You package solutions easier.
You present strategy with confidence instead of working it out on the call.
A defined market has defined problems.
You get deeper instead of wider. You spot high value opportunities earlier.
And advisory becomes repeatable instead of custom every time.
Predictability comes from repetition. Repetition only comes from focus.
3. Broad niches create advisory conversations that feel like starting from zero
You cannot scale advisory if every call feels like a blank slate. This is the mistake most CPAs make when they say they want to grow advisory.
They never match the offer to one market. So every call becomes a full discovery process. Every engagement becomes a custom project. Every client requires a new learning curve.
The firm gets busier. But it never gets better.
Advisory only compounds when the conversations follow a pattern.
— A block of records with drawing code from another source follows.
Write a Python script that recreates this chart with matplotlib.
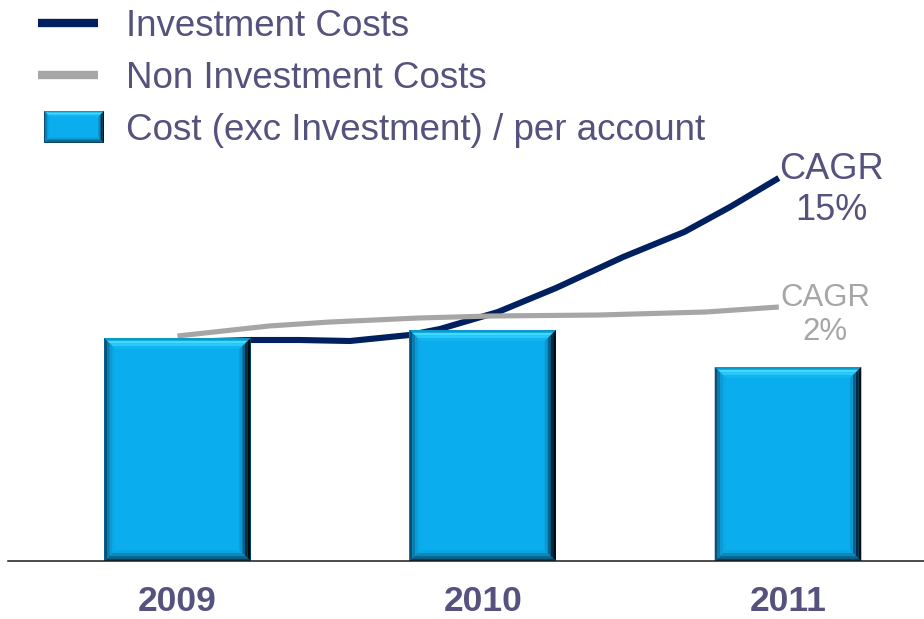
import matplotlib
matplotlib.use("Agg")
import matplotlib.pyplot as plt
from matplotlib.patches import Polygon, Rectangle
from matplotlib.lines import Line2D
from matplotlib.legend_handler import HandlerBase
from matplotlib.container import BarContainer

plt.rcParams['font.family'] = ['Liberation Sans', 'DejaVu Sans']

# data
years = ['2009', '2010', '2011']
cost_per_account = [223, 231, 194]

inv_x = [0.0, 0.24, 0.40, 0.565, 0.76, 0.86, 1.05, 1.24, 1.46, 1.66, 1.81, 1.97]
inv_y = [219, 221, 221, 220, 226, 232, 249, 273, 304, 329, 354, 383]
noninv_x = [0.0, 0.30, 0.50, 0.79, 1.03, 1.38, 1.73, 1.97]
noninv_y = [225, 235, 239, 243, 245, 246, 249, 254]

inv_label = 'Investment Costs'
noninv_label = 'Non Investment Costs'
bar_label = 'Cost (exc Investment) / per account'
inv_cagr = 'CAGR\n15%'
noninv_cagr = 'CAGR\n2%'

NAVY = '#002060'
GREY = '#a6a6a6'
TXT = '#55527e'
BAR = '#0aaeee'

# bevel colours, outer edge -> inner
SIDES = {
    'top':    ['#0c98cc', '#40daff', '#28c8fa', '#12b4f0'],
    'left':   ['#08507a', '#0b7cae', '#0c9bd4', '#0aaae8'],
    'right':  ['#000c14', '#022a40', '#08608a', '#0b98d0'],
    'bottom': ['#083f5c', '#0b6690', '#0c88bc', '#0aa6e4'],
}


def bevel_artists(x0, y0, w, h, bx, by, trans, z=3):
    arts = [Rectangle((x0, y0), w, h, facecolor=BAR, edgecolor='none',
                      transform=trans, zorder=z)]
    n = 4
    for i in range(n):
        ax0, ay0 = x0 + bx * i / n, y0 + by * i / n
        ax1, ay1 = x0 + w - bx * i / n, y0 + h - by * i / n
        bx0, by0 = x0 + bx * (i + 1) / n, y0 + by * (i + 1) / n
        bx1, by1 = x0 + w - bx * (i + 1) / n, y0 + h - by * (i + 1) / n
        quads = {
            'top': [(ax0, ay1), (ax1, ay1), (bx1, by1), (bx0, by1)],
            'bottom': [(ax0, ay0), (ax1, ay0), (bx1, by0), (bx0, by0)],
            'left': [(ax0, ay0), (ax0, ay1), (bx0, by1), (bx0, by0)],
            'right': [(ax1, ay0), (ax1, ay1), (bx1, by1), (bx1, by0)],
        }
        for side, pts in quads.items():
            arts.append(Polygon(pts, closed=True, facecolor=SIDES[side][i],
                                edgecolor='none', transform=trans, zorder=z + 0.1))
    return arts


class BevelHandler(HandlerBase):
    def create_artists(self, legend, orig_handle, xdescent, ydescent,
                       width, height, fontsize, trans):
        h = 23
        x0 = -xdescent + 4.3
        y0 = -ydescent + height / 2 - h / 2
        return bevel_artists(x0, y0, width, h, 4.3, 4.3, trans)


fig = plt.figure(figsize=(9.24, 6.19), dpi=100)
ax = fig.add_axes([8 / 924, 58 / 619, 916 / 924, 561 / 619])

x = range(len(years))
ax.plot(inv_x, inv_y, color=NAVY, lw=4.4, solid_capstyle='butt', zorder=2)
ax.plot(noninv_x, noninv_y, color=GREY, lw=3.7, solid_capstyle='butt', zorder=2)

bars = ax.bar(x, cost_per_account, width=0.48, color=BAR, zorder=3)
for b in bars:
    b.set_visible(False)
    for a in bevel_artists(b.get_x(), b.get_y(), b.get_width(), b.get_height(),
                           0.037, 11, ax.transData):
        ax.add_artist(a)

ax.annotate(inv_cagr, xy=(inv_x[-1], inv_y[-1]), xytext=(53, -12),
            textcoords='offset pixels', ha='center', va='center',
            fontsize=26, color=TXT, linespacing=1.2)
ax.annotate(noninv_cagr, xy=(noninv_x[-1], noninv_y[-1]), xytext=(46, -8),
            textcoords='offset pixels', ha='center', va='center',
            fontsize=22.4, color=GREY, linespacing=1.2)

ax.set_xlim(-0.555, 2.4455)
ax.set_ylim(0, 561)
ax.set_xticks(list(x), years, fontsize=25.5, fontweight='bold', color=TXT)
ax.tick_params(axis='x', length=0, pad=17)
ax.set_yticks([])
for s in ['top', 'left', 'right']:
    ax.spines[s].set_visible(False)
ax.spines['bottom'].set_color('#1a1a1a')
ax.spines['bottom'].set_linewidth(1.1)
ax.spines['bottom'].set_zorder(5)

handles = [Line2D([], [], color=NAVY, lw=6, solid_capstyle='butt'),
           Line2D([], [], color=GREY, lw=6, solid_capstyle='butt'),
           bars]
leg = ax.legend(handles, [inv_label, noninv_label, bar_label],
                loc='upper left', bbox_to_anchor=(38 / 924, 1 - 9 / 619),
                bbox_transform=fig.transFigure, frameon=False,
                borderpad=0, borderaxespad=0, handlelength=1.63,
                handletextpad=0.76, labelspacing=0.46,
                prop={'size': 26.5}, labelcolor=TXT,
                handler_map={BarContainer: BevelHandler()})

fig.savefig('out.png', dpi=100)
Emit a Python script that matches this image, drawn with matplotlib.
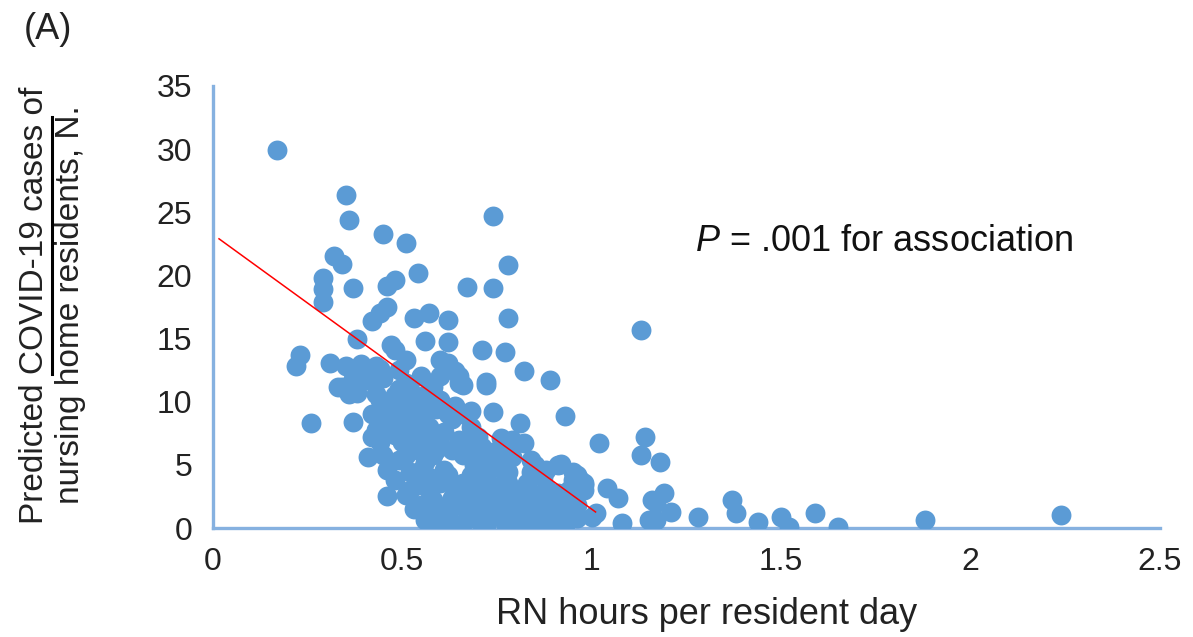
import matplotlib.pyplot as plt
from matplotlib.lines import Line2D

plt.rcParams['font.family'] = ['Liberation Sans', 'DejaVu Sans']
plt.rcParams['mathtext.fontset'] = 'custom'
plt.rcParams['mathtext.it'] = 'Liberation Sans:italic'
plt.rcParams['mathtext.rm'] = 'Liberation Sans'

# RN hours per resident day, predicted cases
rn_hours = [
    0.17, 0.35, 0.36, 0.45, 0.51, 0.74, 0.78, 0.54, 0.32, 0.34,
    0.29, 0.29, 0.29, 0.37, 0.46, 0.48, 0.67, 0.74, 0.78, 0.44,
    0.46, 0.42, 0.53, 0.57, 0.62, 1.13, 0.38, 0.56, 0.62, 0.71,
    0.77, 0.82, 0.89, 0.23, 0.22, 0.31,
    0.35, 0.39, 0.43, 0.37, 0.41, 0.33, 0.36, 0.45,
    0.48, 0.51, 0.49, 0.51, 0.58, 0.47, 0.62, 0.65, 0.72, 0.60,
    0.64, 0.66,
    0.44, 0.48, 0.52, 0.56, 0.60, 0.64, 0.47, 0.51, 0.55, 0.63,
    0.43, 0.48, 0.53, 0.60, 0.65, 0.45, 0.49, 0.55, 0.61, 0.48,
    0.52, 0.57, 0.64, 0.55, 0.60, 0.65, 0.56, 0.61, 0.41, 0.26,
    0.37, 0.46, 0.51, 0.56, 0.62, 0.34, 0.38,
    0.65, 0.72, 0.68, 0.74, 0.81, 0.76, 0.82, 0.79, 0.77, 0.68,
    0.70, 0.66, 0.68, 0.66, 0.69, 0.92, 0.95, 0.98, 0.84, 0.84,
    0.78, 0.76, 0.81, 0.86, 0.74, 0.80, 0.85, 0.90, 0.76, 0.81,
    0.88, 0.92, 0.70, 0.73, 0.77, 0.82, 0.91, 0.96,
    0.93, 1.02, 1.14, 1.13, 1.18, 0.97, 0.98, 0.91, 1.04, 1.07,
    1.00, 1.08, 0.91, 1.17, 1.19, 1.17, 1.21, 1.28, 1.37, 1.38,
    1.44, 1.50, 1.52, 1.59, 1.65, 1.88, 2.24,
    1.01, 1.16, 1.15, 0.92, 0.95, 0.98, 0.94,
    0.53, 0.58, 0.63, 0.67, 0.71, 0.72, 0.75, 0.79, 0.87, 0.88,
    0.90, 0.86, 0.89, 0.94, 0.96, 0.79, 0.83, 0.72, 0.66, 0.58,
    0.54, 0.50, 0.47, 0.52, 0.57, 0.61, 0.66, 0.59, 0.53, 0.49,
    0.55, 0.60, 0.57, 0.52, 0.46, 0.44, 0.42, 0.70, 0.74, 0.73,
    0.77, 0.69, 0.54, 0.60,
    0.43, 0.46, 0.50, 0.45, 0.49, 0.42, 0.53, 0.56, 0.58, 0.55,
    0.51, 0.59, 0.56, 0.62, 0.63, 0.67, 0.71, 0.69, 0.72, 0.76,
    0.78, 0.66, 0.62, 0.70, 0.58, 0.62, 0.64, 0.68, 0.70, 0.74,
    0.78, 0.80, 0.84, 0.86, 0.88, 0.93, 0.96, 0.94, 0.83, 0.85,
    0.88, 0.82, 0.40, 0.44,
]
cases = [
    29.9, 26.4, 24.4, 23.3, 22.6, 24.7, 20.8, 20.2, 21.5, 20.9,
    19.8, 18.9, 17.9, 19.0, 19.2, 19.6, 19.1, 19.0, 16.6, 17.0,
    17.5, 16.4, 16.6, 17.0, 16.5, 15.7, 15.0, 14.8, 14.7, 14.1,
    13.9, 12.4, 11.7, 13.7, 12.8, 13.1,
    12.8, 13.0, 12.8, 11.8, 11.7, 11.2, 10.6, 11.9,
    14.1, 13.3, 12.5, 11.5, 11.2, 14.5, 13.1, 12.0, 11.6, 13.3,
    12.4, 11.3,
    10.1, 10.5, 10.9, 10.5, 10.1, 9.7, 9.3, 8.9, 8.6, 8.6,
    7.8, 7.4, 7.0, 6.6, 7.0, 5.8, 5.4, 4.6, 4.6, 3.8,
    3.0, 3.0, 3.4, 1.8, 1.4, 1.8, 0.6, 0.6, 5.6, 8.3,
    8.4, 2.5, 2.6, 1.2, 0.9, 11.2, 10.7,
    11.5, 11.3, 9.3, 9.2, 8.3, 7.1, 6.7, 7.0, 6.2, 8.0,
    7.2, 5.8, 4.2, 2.6, 1.4, 5.1, 4.4, 3.6, 5.4, 4.4,
    4.4, 3.4, 3.0, 2.6, 2.2, 1.8, 1.4, 1.8, 1.0, 0.6,
    0.6, 0.2, 0.6, 1.8, 0.4, 0.1, 5.0, 4.2,
    8.9, 6.7, 7.2, 5.8, 5.2, 3.8, 3.0, 2.8, 3.2, 2.4,
    0.9, 0.4, 0.4, 0.6, 2.8, 2.0, 1.3, 0.9, 2.2, 1.2,
    0.5, 0.9, 0.1, 1.2, 0.1, 0.6, 1.0,
    1.2, 2.2, 0.6, 0.6, 3.8, 3.4, 3.0,
    1.5, 2.2, 2.4, 3.2, 2.8, 4.0, 4.8, 5.6, 4.0, 3.2,
    2.4, 0.2, 1.2, 1.4, 0.8, 2.6, 1.0, 0.2, 0.4, 5.8,
    6.2, 6.8, 8.0, 7.8, 8.0, 7.6, 9.0, 9.4, 9.8, 11.0,
    12.0, 12.0, 4.0, 4.4, 4.6, 6.8, 9.0, 5.4, 6.0, 3.0,
    2.0, 2.2, 3.4, 3.6,
    10.6, 9.9, 9.6, 8.6, 8.5, 7.2, 8.4, 9.2, 7.0, 7.4,
    5.8, 6.2, 5.2, 9.0, 6.2, 6.6, 6.4, 5.0, 5.0, 5.4,
    3.6, 3.6, 4.2, 3.6, 0.2, 1.6, 0.2, 1.0, 1.6, 1.0,
    0.2, 1.2, 0.4, 1.6, 2.0, 0.2, 1.8, 2.4, 3.6, 5.0,
    4.6, 2.2, 12.2, 12.6,
]

# fitted line end points
fit_x = [0.016, 1.01]
fit_y = [22.9, 1.27]

fig = plt.figure(figsize=(11.93, 6.37), dpi=100)
ax = fig.add_axes([0.1785, 0.1711, 0.7938, 0.6939])

ax.scatter(rn_hours, cases, s=205, color='#5B9BD5', linewidths=0, zorder=2)
ax.plot(fit_x, fit_y, color='#FF0000', lw=1.1, zorder=3)

ax.set_xlim(0, 2.5)
ax.set_ylim(0, 35)
ax.set_xticks([0, 0.5, 1, 1.5, 2, 2.5])
ax.set_xticklabels(['0', '0.5', '1', '1.5', '2', '2.5'])
ax.set_yticks(range(0, 36, 5))

for side in ['top', 'right']:
    ax.spines[side].set_visible(False)
for side in ['left', 'bottom']:
    ax.spines[side].set_color('#86B1E0')
    ax.spines[side].set_linewidth(2.4)
ax.spines['left'].set_zorder(1)
ax.spines['bottom'].set_zorder(1)
ax.tick_params(axis='both', length=0, labelsize=23, colors='#222222')
ax.tick_params(axis='y', pad=15)
ax.tick_params(axis='x', pad=14)

ax.text(1.272, 21.9, r'$P$ = .001 for association', fontsize=26, color='#111111')

fig.text(0.592, 0.036, 'RN hours per resident day', fontsize=26,
         ha='center', va='center', color='#222222')
fig.text(0.0293, 0.521, 'Predicted COVID-19 cases of', fontsize=24,
         rotation=90, ha='center', va='center', color='#222222')
fig.text(0.0587, 0.521, 'nursing home residents, N.', fontsize=24,
         rotation=90, ha='center', va='center', color='#222222')
# underline under "COVID-19 cases"
fig.add_artist(Line2D([0.0436, 0.0436], [0.413, 0.816], color='black', lw=2.2,
                      transform=fig.transFigure))
fig.text(0.040, 0.953, '(A)', fontsize=26, ha='center', va='center', color='#222222')

fig.savefig('out.png', dpi=100)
When you know the common pain.
When you know the outcome that market wants.
When you can position the value with clarity.
A messy niche removes all of that.
4. Messy niches destroy the funnel before it even starts
This is the part CPAs underestimate the most.
When the niche is unclear:
Messaging becomes vague
Case studies lose relevance
Applications filter the wrong people
Ads attract compliance work
Booking becomes random
Conversations become transactional
This is exactly why CPAs end up thinking funnels "don't work".
The funnel is not broken. The niche is.
Your message cannot speak directly to anyone when it tries to speak to everyone.
A predictable advisory funnel needs one clear audience.
One clear outcome. One clear problem.
Without that alignment no amount of traffic fixes the issue. Traffic amplifies positioning. It does not upgrade it.
5. Scaling advisory requires depth not volume
Here is the reality...
A generalist niche forces you into a volume model. A focused niche lets you run a depth model.
Volume looks like:
more tasks
more cleanup
more questions
more exceptions
more stress
less margin
Depth looks like:
fewer clients
higher value
clearer outcomes
stronger margins
predictable bookings
repeatable advisory work
The firms that scale advisory profitably do not serve everyone. They serve one market deeply. And every part of their acquisition system reflects that clarity.
6. The niche is not about marketing. It is about operational sanity.
A lot of CPAs think choosing a niche is a marketing decision. It is not.
It is an operations decision. A delivery decision. A capacity decision.
When your niche is scattered your backend becomes scattered.
Your team never works inside one model. Your advisory process never settles. Everything gets harder than it should be.
A clean niche simplifies the entire firm:
One advisory path
One onboarding pattern
One set of common issues
One rhythm in delivery
One playbook for improvement
And that is what makes scale possible.
Clarity in. Clarity out.
7. A tight niche removes the biggest growth limiter: client inconsistency
Look at any firm that feels unstable. The inconsistency always traces back to one thing. The niche is too messy to produce predictable demand.
Referrals swing wildly. Lead flow shifts from one type of client to another. Busy season feels like survival. Off season feels like a drought.
A tight niche stabilizes all of this. It creates the conditions for predictable demand.
It aligns your messaging and your funnel. It brings in the same type of advisory-ready client again and again.
And once the client entering the pipeline becomes predictable, everything else becomes predictable too.
Final thought
Advisory does not scale because it is clever. It scales because it becomes repeatable.
Repeatable advisory requires a repeatable client type.
A repeatable client type requires a clean niche.
A clean niche requires a decision.
And until that decision is made, growth stays random no matter how hard you work.